▶ Written task
Repeat the material verbatim. Images are excluded from the copy.
--- START OF Records to use ---
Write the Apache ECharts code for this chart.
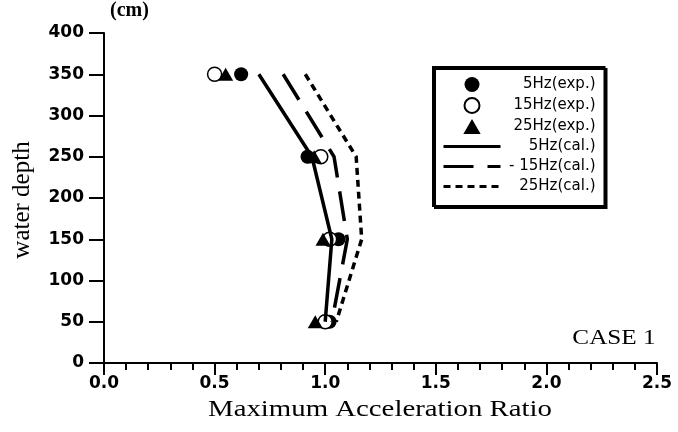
<!DOCTYPE html>
<html>
<head>
<meta charset="utf-8">
<script src="https://cdn.jsdelivr.net/npm/echarts@6/dist/echarts.min.js"></script>
<style>
  html, body { margin: 0; padding: 0; background: #fff; }
  #chart { width: 678px; height: 432px; }
</style>
</head>
<body>
<div id="chart"></div>
<script>
  // depth levels (cm) and measured / calculated ratios
  const depths = [350, 250, 150, 50]
  const exp5 = [0.62, 0.92, 1.06, 1.02]
  const exp15 = [0.50, 0.98, 1.02, 1.00]
  const exp25 = [0.55, 0.95, 0.99, 0.955]
  const cal5 = [0.70, 0.94, 1.03, 1.00]
  const cal15 = [0.81, 1.04, 1.10, 1.03]
  const cal25 = [0.91, 1.14, 1.165, 1.05]
  const xTicks = [0, 0.5, 1.0, 1.5, 2.0, 2.5]
  const yTicks = [0, 50, 100, 150, 200, 250, 300, 350, 400]

  const pairs = (xs) => xs.map((v, i) => [v, depths[i]])
  const sans = 'DejaVu Sans'
  const serif = 'Liberation Serif'
  const triIcon = 'path://M7.5,0 L15,13 L0,13 Z'

  const chart = echarts.init(document.getElementById('chart'))
  chart.setOption({
    animation: false,
    grid: { left: 104, right: 21, top: 33, bottom: 69 },
    xAxis: {
      type: 'value',
      min: xTicks[0],
      max: xTicks[xTicks.length - 1],
      interval: 0.5,
      axisLine: { lineStyle: { color: '#000', width: 2 } },
      axisTick: { length: 12, lineStyle: { color: '#000', width: 2 } },
      minorTick: { show: true, splitNumber: 5, length: 7, lineStyle: { color: '#000', width: 2 } },
      splitLine: { show: false },
      axisLabel: {
        margin: 12,
        fontFamily: sans, fontWeight: 'bold', fontSize: 17, color: '#000',
        formatter: (v) => v.toFixed(1)
      }
    },
    yAxis: {
      type: 'value',
      min: yTicks[0],
      max: yTicks[yTicks.length - 1],
      interval: 50,
      axisLine: { lineStyle: { color: '#000', width: 2 } },
      axisTick: { length: 15, lineStyle: { color: '#000', width: 2 } },
      splitLine: { show: false },
      axisLabel: {
        margin: 20,
        fontFamily: sans, fontWeight: 'bold', fontSize: 17, color: '#000'
      }
    },
    legend: {
      orient: 'vertical',
      left: 433,
      top: 67,
      padding: [10, 9, 12, 9],
      itemWidth: 57,
      itemHeight: 15,
      itemGap: 5,
      backgroundColor: '#fff',
      borderColor: '#000',
      borderWidth: 2,
      borderRadius: 0,
      shadowColor: '#000',
      shadowOffsetX: 2,
      shadowOffsetY: 2,
      shadowBlur: 0,
      lineStyle: { width: 3 },
      formatter: (name) => '{t|' + name + '}',
      textStyle: {
        rich: {
          t: { width: 90, align: 'right', fontFamily: sans, fontSize: 15, color: '#000' }
        }
      },
      data: [
        { name: '5Hz(exp.)' },
        { name: '15Hz(exp.)' },
        { name: '25Hz(exp.)', icon: triIcon },
        { name: '5Hz(cal.)' },
        { name: '- 15Hz(cal.)' },
        { name: '25Hz(cal.)' }
      ]
    },
    graphic: [
      {
        type: 'text', left: 110, top: 1,
        style: { text: '(cm)', fontFamily: serif, fontWeight: 'bold', fontSize: 20, fill: '#000' }
      },
      {
        type: 'text', x: 614, y: 338, scaleX: 1.2,
        style: { text: 'CASE 1', fontFamily: serif, fontSize: 21, fill: '#000', textAlign: 'center', textVerticalAlign: 'middle' }
      },
      {
        type: 'text', x: 380, y: 410, scaleX: 1.2,
        style: { text: 'Maximum Acceleration Ratio', fontFamily: serif, fontSize: 24, fill: '#000', textAlign: 'center', textVerticalAlign: 'middle' }
      },
      {
        type: 'text', x: 22, y: 200, rotation: Math.PI / 2,
        style: { text: 'water depth', fontFamily: serif, fontSize: 25, fill: '#000', textAlign: 'center', textVerticalAlign: 'middle' }
      }
    ],
    series: [
      {
        name: '5Hz(cal.)', type: 'line', data: pairs(cal5), symbol: 'none',
        lineStyle: { color: '#000', width: 3.5 }, itemStyle: { color: 'rgba(0,0,0,0)' }
      },
      {
        name: '- 15Hz(cal.)', type: 'line', data: pairs(cal15), symbol: 'none',
        lineStyle: { color: '#000', width: 3.5, type: [30, 14] }, itemStyle: { color: 'rgba(0,0,0,0)' }
      },
      {
        name: '25Hz(cal.)', type: 'line', data: pairs(cal25), symbol: 'none',
        lineStyle: { color: '#000', width: 3.5, type: [7, 5] }, itemStyle: { color: 'rgba(0,0,0,0)' }
      },
      {
        name: '5Hz(exp.)', type: 'scatter', data: pairs(exp5), symbol: 'circle', symbolSize: 14,
        itemStyle: { color: '#000', opacity: 1 }
      },
      {
        name: '15Hz(exp.)', type: 'scatter', data: pairs(exp15), symbol: 'circle', symbolSize: 14,
        itemStyle: { color: '#fff', borderColor: '#000', borderWidth: 1.5, opacity: 1 }
      },
      {
        name: '25Hz(exp.)', type: 'scatter', data: pairs(exp25), symbol: 'triangle', symbolSize: [15, 13],
        itemStyle: { color: '#000', opacity: 1 }
      }
    ]
  })
</script>
</body>
</html>
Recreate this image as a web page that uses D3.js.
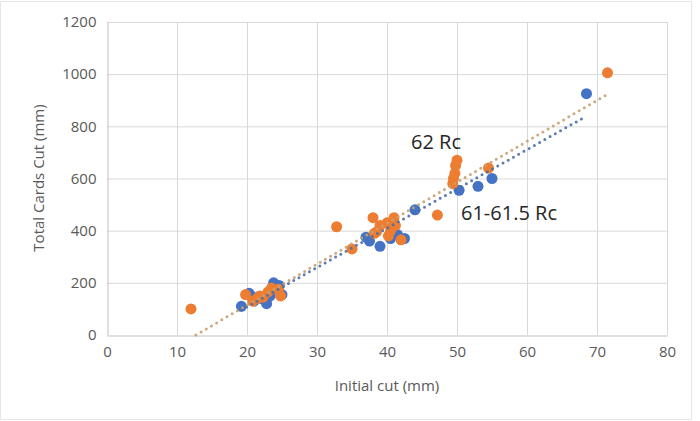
--- END OF Records to use ---
▶ Solution to the exercise
Write the Apache ECharts code for this chart.
<!DOCTYPE html>
<html>
<head>
<meta charset="utf-8">
<script src="https://cdn.jsdelivr.net/npm/echarts@6/dist/echarts.min.js"></script>
<style>
  html, body { margin: 0; padding: 0; background: #fff; }
  #chart { width: 678px; height: 432px; }
</style>
</head>
<body>
<div id="chart"></div>
<script>
  // depth levels (cm) and measured / calculated ratios
  const depths = [350, 250, 150, 50]
  const exp5 = [0.62, 0.92, 1.06, 1.02]
  const exp15 = [0.50, 0.98, 1.02, 1.00]
  const exp25 = [0.55, 0.95, 0.99, 0.955]
  const cal5 = [0.70, 0.94, 1.03, 1.00]
  const cal15 = [0.81, 1.04, 1.10, 1.03]
  const cal25 = [0.91, 1.14, 1.165, 1.05]
  const xTicks = [0, 0.5, 1.0, 1.5, 2.0, 2.5]
  const yTicks = [0, 50, 100, 150, 200, 250, 300, 350, 400]

  const pairs = (xs) => xs.map((v, i) => [v, depths[i]])
  const sans = 'DejaVu Sans'
  const serif = 'Liberation Serif'
  const triIcon = 'path://M7.5,0 L15,13 L0,13 Z'

  const chart = echarts.init(document.getElementById('chart'))
  chart.setOption({
    animation: false,
    grid: { left: 104, right: 21, top: 33, bottom: 69 },
    xAxis: {
      type: 'value',
      min: xTicks[0],
      max: xTicks[xTicks.length - 1],
      interval: 0.5,
      axisLine: { lineStyle: { color: '#000', width: 2 } },
      axisTick: { length: 12, lineStyle: { color: '#000', width: 2 } },
      minorTick: { show: true, splitNumber: 5, length: 7, lineStyle: { color: '#000', width: 2 } },
      splitLine: { show: false },
      axisLabel: {
        margin: 12,
        fontFamily: sans, fontWeight: 'bold', fontSize: 17, color: '#000',
        formatter: (v) => v.toFixed(1)
      }
    },
    yAxis: {
      type: 'value',
      min: yTicks[0],
      max: yTicks[yTicks.length - 1],
      interval: 50,
      axisLine: { lineStyle: { color: '#000', width: 2 } },
      axisTick: { length: 15, lineStyle: { color: '#000', width: 2 } },
      splitLine: { show: false },
      axisLabel: {
        margin: 20,
        fontFamily: sans, fontWeight: 'bold', fontSize: 17, color: '#000'
      }
    },
    legend: {
      orient: 'vertical',
      left: 433,
      top: 67,
      padding: [10, 9, 12, 9],
      itemWidth: 57,
      itemHeight: 15,
      itemGap: 5,
      backgroundColor: '#fff',
      borderColor: '#000',
      borderWidth: 2,
      borderRadius: 0,
      shadowColor: '#000',
      shadowOffsetX: 2,
      shadowOffsetY: 2,
      shadowBlur: 0,
      lineStyle: { width: 3 },
      formatter: (name) => '{t|' + name + '}',
      textStyle: {
        rich: {
          t: { width: 90, align: 'right', fontFamily: sans, fontSize: 15, color: '#000' }
        }
      },
      data: [
        { name: '5Hz(exp.)' },
        { name: '15Hz(exp.)' },
        { name: '25Hz(exp.)', icon: triIcon },
        { name: '5Hz(cal.)' },
        { name: '- 15Hz(cal.)' },
        { name: '25Hz(cal.)' }
      ]
    },
    graphic: [
      {
        type: 'text', left: 110, top: 1,
        style: { text: '(cm)', fontFamily: serif, fontWeight: 'bold', fontSize: 20, fill: '#000' }
      },
      {
        type: 'text', x: 614, y: 338, scaleX: 1.2,
        style: { text: 'CASE 1', fontFamily: serif, fontSize: 21, fill: '#000', textAlign: 'center', textVerticalAlign: 'middle' }
      },
      {
        type: 'text', x: 380, y: 410, scaleX: 1.2,
        style: { text: 'Maximum Acceleration Ratio', fontFamily: serif, fontSize: 24, fill: '#000', textAlign: 'center', textVerticalAlign: 'middle' }
      },
      {
        type: 'text', x: 22, y: 200, rotation: Math.PI / 2,
        style: { text: 'water depth', fontFamily: serif, fontSize: 25, fill: '#000', textAlign: 'center', textVerticalAlign: 'middle' }
      }
    ],
    series: [
      {
        name: '5Hz(cal.)', type: 'line', data: pairs(cal5), symbol: 'none',
        lineStyle: { color: '#000', width: 3.5 }, itemStyle: { color: 'rgba(0,0,0,0)' }
      },
      {
        name: '- 15Hz(cal.)', type: 'line', data: pairs(cal15), symbol: 'none',
        lineStyle: { color: '#000', width: 3.5, type: [30, 14] }, itemStyle: { color: 'rgba(0,0,0,0)' }
      },
      {
        name: '25Hz(cal.)', type: 'line', data: pairs(cal25), symbol: 'none',
        lineStyle: { color: '#000', width: 3.5, type: [7, 5] }, itemStyle: { color: 'rgba(0,0,0,0)' }
      },
      {
        name: '5Hz(exp.)', type: 'scatter', data: pairs(exp5), symbol: 'circle', symbolSize: 14,
        itemStyle: { color: '#000', opacity: 1 }
      },
      {
        name: '15Hz(exp.)', type: 'scatter', data: pairs(exp15), symbol: 'circle', symbolSize: 14,
        itemStyle: { color: '#fff', borderColor: '#000', borderWidth: 1.5, opacity: 1 }
      },
      {
        name: '25Hz(exp.)', type: 'scatter', data: pairs(exp25), symbol: 'triangle', symbolSize: [15, 13],
        itemStyle: { color: '#000', opacity: 1 }
      }
    ]
  })
</script>
</body>
</html>
Recreate this image as a web page that uses D3.js.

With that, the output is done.